Anyway, I went for a night out with my band, our 'roadie' & the drummer's other friend, 'cos ya' know, why not? I thought it could get my mind off of things😸 But yeah, I had never met Leah(the drummer)'s friend before. We got to the club where we were meeting him & something was there. Cheesey, yeah, but true😹 We found out I'd followed him on Instagram 'cos he's followed our band's Instagram. We got along like a house on fire😋 After that night, we've talked to each other almost every night(except one night when I was in Paris in April) & since February we've got together(it's our 2 month next Thursday😋) 😝
Ugh, I keep going off track😹 After I'd met Harvey(my boyfriend), I stopped getting the thoughts. I grew closer to my band & I became happier.
Then, around the end of March, it came out of nowhere & consumed me once again. Earlier this month, I was planning that dark stuff for this time next year.. but I told my bestest & closest friend(Hi Shaydn!) who's been there through everything & she flipped shit & got upset & told me I had to tell Harvey.

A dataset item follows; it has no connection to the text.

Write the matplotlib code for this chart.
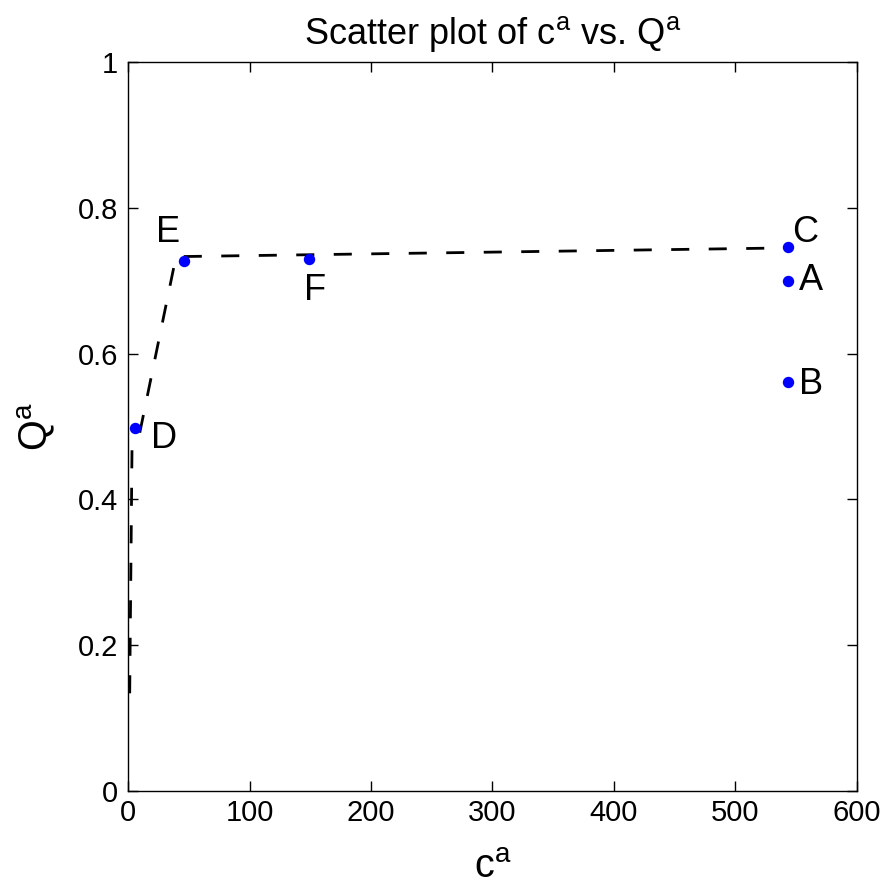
import matplotlib
matplotlib.use("Agg")
import matplotlib.pyplot as plt

plt.rcParams["font.family"] = ["Liberation Sans", "DejaVu Sans"]
plt.rcParams["mathtext.fontset"] = "custom"
plt.rcParams["mathtext.rm"] = "Liberation Sans"

# scatter points
labels = ["A", "B", "C", "D", "E", "F"]
cost = [543.5, 543.5, 543.5, 5.5, 45.9, 149]
quality = [0.699, 0.561, 0.7465, 0.498, 0.7264, 0.7296]

# dashed frontier
front_x = [1.4, 3.3, 9.5, 39.5, 543]
front_y = [0.134, 0.47, 0.49, 0.733, 0.745]

# label offsets (pixels, from point to text baseline-left)
offsets = {
    "A": (11, -9),
    "B": (11, -12),
    "C": (4, 5),
    "D": (16, -20),
    "E": (-28, 19),
    "F": (-5, -41),
}

fig = plt.figure(figsize=(8.93, 8.88), dpi=100)
ax = fig.add_axes([128 / 893, 1 - 791 / 888, 729 / 893, 729 / 888])

ax.plot(front_x, front_y, "k--", linewidth=2, dashes=(6.5, 7))
ax.plot(cost, quality, "o", color="#0000ff", markersize=7.2, linestyle="none")

for lab, cx, qy in zip(labels, cost, quality):
    dx, dy = offsets[lab]
    ax.annotate(lab, (cx, qy), xytext=(dx, dy), textcoords="offset pixels",
                ha="left", va="baseline", fontsize=26)

ax.set_xlim(0, 600)
ax.set_ylim(0, 1)
ax.set_xticks([0, 100, 200, 300, 400, 500, 600])
ax.set_yticks([0, 0.2, 0.4, 0.6, 0.8, 1])
ax.set_yticklabels(["0", "0.2", "0.4", "0.6", "0.8", "1"])
ax.tick_params(direction="in", top=True, right=True, length=7, width=1,
               labelsize=21)
ax.tick_params(axis="x", pad=6)
ax.tick_params(axis="y", pad=7)
for s in ax.spines.values():
    s.set_linewidth(1)

ax.set_xlabel(r"c$^{\mathrm{a}}$", fontsize=28.5, labelpad=15)
ax.set_ylabel(r"Q$^{\mathrm{a}}$", fontsize=28.5, labelpad=14)
ax.set_title(r"Scatter plot of c$^{\mathrm{a}}$ vs. Q$^{\mathrm{a}}$",
             fontsize=26, pad=13)

fig.savefig("out.png", dpi=100, facecolor="white")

Yeah, I ended up telling him & he's persuaded me not to😶

Short story short, I think about suicide every day & I have an amazing best friend & boyfriend who try to help me through it.

Please don't hate, guys😢

Thank goodness only a few of you know me in real life😹😹😹

I promise you all I'll have an update or 2 by the end of Summer👍

I'd just like to say thank you to those readers who have stayed here!😝 You duckies mean the world to me & I love you all so, so much!🙊💋🐥💗

If you don't hate me, please can you wish me luck for my Science GCSE's next Friday, the Tuesday after & the Thursday after that? GCSE's are big exams in the UK that you have throughout Year 10 & 11(9th & 10th grade) that basically decide your future.